48. The reference in s-sec. 53(5) of the Share Acquisition Act to the non-application to the share acquisition code of the general penalty provision (s. 379), and of the continuing offences provision (s.380) in the A.C.T. Companies Ordinance will be replaced by a reference to the corresponding provisions in the CB (i.e. cls. 570 and 571) (Amendment Bill cl. 21).

Cl. 22 : schedule

49. The requirements in relation to the Part A, Part B and Part D statements will be amended (Amendment Bill cl. 22).

50. The requirements presently contained in s-paras 1(e) (1) and (ii) of Part A of the Schedule will be omitted as a consequence of the repeal of the Fifth Schedule to the A.C.T. Companies Ordinance (Amendment Bill para. 22(a)).

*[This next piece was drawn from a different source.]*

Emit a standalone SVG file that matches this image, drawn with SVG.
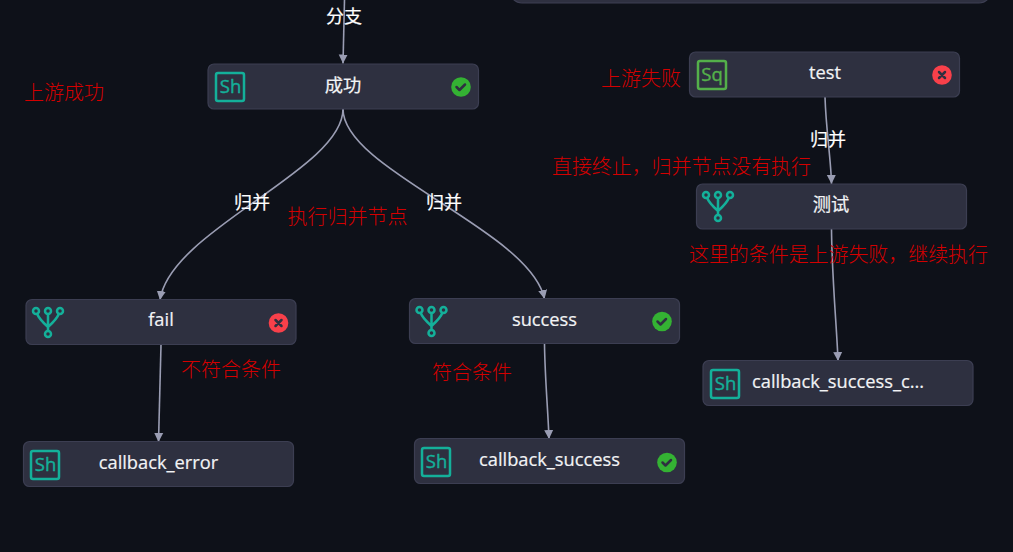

51. Appropriate modifications will be made to these requirements and they will be reintroduced, in part, by cl. 15 of the Amendment Bill (see paras 37-39 of this explanatory memorandum) and, in part, by regulations made under the Share Acquisition Act.

52. The references to the provisions of the A.C.T. Companies Ordinances relating to the dispatch, etc, of balance sheets (s. 164) in para 2(j) of Part B of the Schedule and in para 2(h) of Part D of the Schedule will be changed to the corresponding provisions (cl. 274) of the CB (Amendment Bill paras 22(b) and (c)).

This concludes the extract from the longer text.